Set all the material down again unchanged, without the pictures.

Begin

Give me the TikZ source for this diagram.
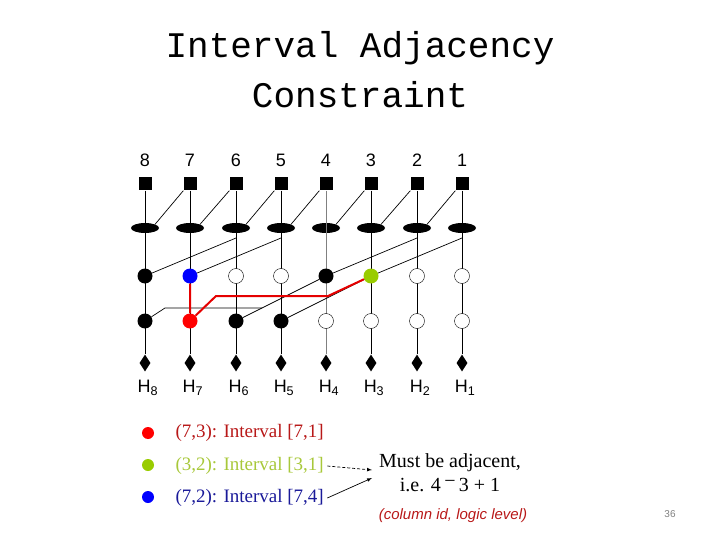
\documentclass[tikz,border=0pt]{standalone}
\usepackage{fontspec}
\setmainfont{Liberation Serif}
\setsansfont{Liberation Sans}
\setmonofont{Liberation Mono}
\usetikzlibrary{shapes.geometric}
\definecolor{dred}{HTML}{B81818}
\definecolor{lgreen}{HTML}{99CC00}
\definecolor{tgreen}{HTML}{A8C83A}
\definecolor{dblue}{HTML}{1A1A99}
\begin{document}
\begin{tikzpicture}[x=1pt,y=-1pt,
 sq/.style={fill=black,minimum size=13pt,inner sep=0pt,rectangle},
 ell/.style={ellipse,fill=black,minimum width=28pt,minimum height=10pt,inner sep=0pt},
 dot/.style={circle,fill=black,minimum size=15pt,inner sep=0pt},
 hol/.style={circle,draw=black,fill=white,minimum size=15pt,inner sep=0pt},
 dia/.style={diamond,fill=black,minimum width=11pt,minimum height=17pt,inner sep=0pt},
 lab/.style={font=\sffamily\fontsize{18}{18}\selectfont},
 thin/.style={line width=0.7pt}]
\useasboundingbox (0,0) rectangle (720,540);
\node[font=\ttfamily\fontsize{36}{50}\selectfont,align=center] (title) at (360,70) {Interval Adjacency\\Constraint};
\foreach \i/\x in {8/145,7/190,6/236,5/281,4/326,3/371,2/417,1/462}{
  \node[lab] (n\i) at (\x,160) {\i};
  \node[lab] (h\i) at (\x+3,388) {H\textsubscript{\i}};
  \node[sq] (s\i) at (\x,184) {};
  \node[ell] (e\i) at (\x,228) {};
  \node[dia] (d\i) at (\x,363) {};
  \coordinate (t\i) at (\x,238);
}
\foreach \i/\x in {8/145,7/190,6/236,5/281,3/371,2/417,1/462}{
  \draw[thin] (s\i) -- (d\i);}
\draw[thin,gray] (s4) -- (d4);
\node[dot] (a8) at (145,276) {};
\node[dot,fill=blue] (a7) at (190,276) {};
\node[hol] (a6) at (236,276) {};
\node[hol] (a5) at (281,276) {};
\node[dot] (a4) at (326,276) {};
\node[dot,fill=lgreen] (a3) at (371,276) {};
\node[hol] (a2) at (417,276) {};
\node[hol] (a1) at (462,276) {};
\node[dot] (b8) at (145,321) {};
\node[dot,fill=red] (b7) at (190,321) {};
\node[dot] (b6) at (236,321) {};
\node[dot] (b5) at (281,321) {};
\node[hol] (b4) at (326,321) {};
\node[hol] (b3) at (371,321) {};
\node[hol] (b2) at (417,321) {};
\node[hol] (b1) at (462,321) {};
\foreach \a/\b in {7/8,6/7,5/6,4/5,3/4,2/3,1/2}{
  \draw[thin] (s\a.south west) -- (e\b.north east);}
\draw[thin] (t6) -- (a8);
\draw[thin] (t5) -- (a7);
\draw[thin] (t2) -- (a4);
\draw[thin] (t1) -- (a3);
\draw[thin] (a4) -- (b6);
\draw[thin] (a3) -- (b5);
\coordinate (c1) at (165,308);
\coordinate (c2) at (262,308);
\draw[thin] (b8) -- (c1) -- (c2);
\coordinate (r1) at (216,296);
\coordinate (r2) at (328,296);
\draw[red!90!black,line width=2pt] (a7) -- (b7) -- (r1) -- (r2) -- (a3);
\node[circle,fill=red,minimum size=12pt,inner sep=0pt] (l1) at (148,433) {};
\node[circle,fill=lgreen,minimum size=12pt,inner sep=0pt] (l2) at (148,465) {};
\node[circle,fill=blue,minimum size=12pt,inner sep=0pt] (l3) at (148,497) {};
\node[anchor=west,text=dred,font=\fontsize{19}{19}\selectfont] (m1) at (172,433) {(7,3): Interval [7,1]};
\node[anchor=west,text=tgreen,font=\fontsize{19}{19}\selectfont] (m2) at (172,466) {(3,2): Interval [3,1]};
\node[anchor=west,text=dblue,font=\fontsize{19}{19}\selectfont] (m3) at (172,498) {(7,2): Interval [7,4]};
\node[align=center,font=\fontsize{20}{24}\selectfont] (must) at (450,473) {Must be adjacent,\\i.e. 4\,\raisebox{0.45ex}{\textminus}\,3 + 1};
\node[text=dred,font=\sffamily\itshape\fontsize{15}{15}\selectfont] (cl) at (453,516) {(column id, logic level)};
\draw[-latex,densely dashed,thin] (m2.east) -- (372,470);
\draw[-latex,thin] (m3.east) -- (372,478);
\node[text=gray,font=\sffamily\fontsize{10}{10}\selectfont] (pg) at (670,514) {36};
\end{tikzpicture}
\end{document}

End

- _SOLUTION TO THIS EXERCISE_
Give me the TikZ source for this diagram.
\documentclass[tikz,border=0pt]{standalone}
\usepackage{fontspec}
\setmainfont{Liberation Serif}
\setsansfont{Liberation Sans}
\setmonofont{Liberation Mono}
\usetikzlibrary{shapes.geometric}
\definecolor{dred}{HTML}{B81818}
\definecolor{lgreen}{HTML}{99CC00}
\definecolor{tgreen}{HTML}{A8C83A}
\definecolor{dblue}{HTML}{1A1A99}
\begin{document}
\begin{tikzpicture}[x=1pt,y=-1pt,
 sq/.style={fill=black,minimum size=13pt,inner sep=0pt,rectangle},
 ell/.style={ellipse,fill=black,minimum width=28pt,minimum height=10pt,inner sep=0pt},
 dot/.style={circle,fill=black,minimum size=15pt,inner sep=0pt},
 hol/.style={circle,draw=black,fill=white,minimum size=15pt,inner sep=0pt},
 dia/.style={diamond,fill=black,minimum width=11pt,minimum height=17pt,inner sep=0pt},
 lab/.style={font=\sffamily\fontsize{18}{18}\selectfont},
 thin/.style={line width=0.7pt}]
\useasboundingbox (0,0) rectangle (720,540);
\node[font=\ttfamily\fontsize{36}{50}\selectfont,align=center] (title) at (360,70) {Interval Adjacency\\Constraint};
\foreach \i/\x in {8/145,7/190,6/236,5/281,4/326,3/371,2/417,1/462}{
  \node[lab] (n\i) at (\x,160) {\i};
  \node[lab] (h\i) at (\x+3,388) {H\textsubscript{\i}};
  \node[sq] (s\i) at (\x,184) {};
  \node[ell] (e\i) at (\x,228) {};
  \node[dia] (d\i) at (\x,363) {};
  \coordinate (t\i) at (\x,238);
}
\foreach \i/\x in {8/145,7/190,6/236,5/281,3/371,2/417,1/462}{
  \draw[thin] (s\i) -- (d\i);}
\draw[thin,gray] (s4) -- (d4);
\node[dot] (a8) at (145,276) {};
\node[dot,fill=blue] (a7) at (190,276) {};
\node[hol] (a6) at (236,276) {};
\node[hol] (a5) at (281,276) {};
\node[dot] (a4) at (326,276) {};
\node[dot,fill=lgreen] (a3) at (371,276) {};
\node[hol] (a2) at (417,276) {};
\node[hol] (a1) at (462,276) {};
\node[dot] (b8) at (145,321) {};
\node[dot,fill=red] (b7) at (190,321) {};
\node[dot] (b6) at (236,321) {};
\node[dot] (b5) at (281,321) {};
\node[hol] (b4) at (326,321) {};
\node[hol] (b3) at (371,321) {};
\node[hol] (b2) at (417,321) {};
\node[hol] (b1) at (462,321) {};
\foreach \a/\b in {7/8,6/7,5/6,4/5,3/4,2/3,1/2}{
  \draw[thin] (s\a.south west) -- (e\b.north east);}
\draw[thin] (t6) -- (a8);
\draw[thin] (t5) -- (a7);
\draw[thin] (t2) -- (a4);
\draw[thin] (t1) -- (a3);
\draw[thin] (a4) -- (b6);
\draw[thin] (a3) -- (b5);
\coordinate (c1) at (165,308);
\coordinate (c2) at (262,308);
\draw[thin] (b8) -- (c1) -- (c2);
\coordinate (r1) at (216,296);
\coordinate (r2) at (328,296);
\draw[red!90!black,line width=2pt] (a7) -- (b7) -- (r1) -- (r2) -- (a3);
\node[circle,fill=red,minimum size=12pt,inner sep=0pt] (l1) at (148,433) {};
\node[circle,fill=lgreen,minimum size=12pt,inner sep=0pt] (l2) at (148,465) {};
\node[circle,fill=blue,minimum size=12pt,inner sep=0pt] (l3) at (148,497) {};
\node[anchor=west,text=dred,font=\fontsize{19}{19}\selectfont] (m1) at (172,433) {(7,3): Interval [7,1]};
\node[anchor=west,text=tgreen,font=\fontsize{19}{19}\selectfont] (m2) at (172,466) {(3,2): Interval [3,1]};
\node[anchor=west,text=dblue,font=\fontsize{19}{19}\selectfont] (m3) at (172,498) {(7,2): Interval [7,4]};
\node[align=center,font=\fontsize{20}{24}\selectfont] (must) at (450,473) {Must be adjacent,\\i.e. 4\,\raisebox{0.45ex}{\textminus}\,3 + 1};
\node[text=dred,font=\sffamily\itshape\fontsize{15}{15}\selectfont] (cl) at (453,516) {(column id, logic level)};
\draw[-latex,densely dashed,thin] (m2.east) -- (372,470);
\draw[-latex,thin] (m3.east) -- (372,478);
\node[text=gray,font=\sffamily\fontsize{10}{10}\selectfont] (pg) at (670,514) {36};
\end{tikzpicture}
\end{document}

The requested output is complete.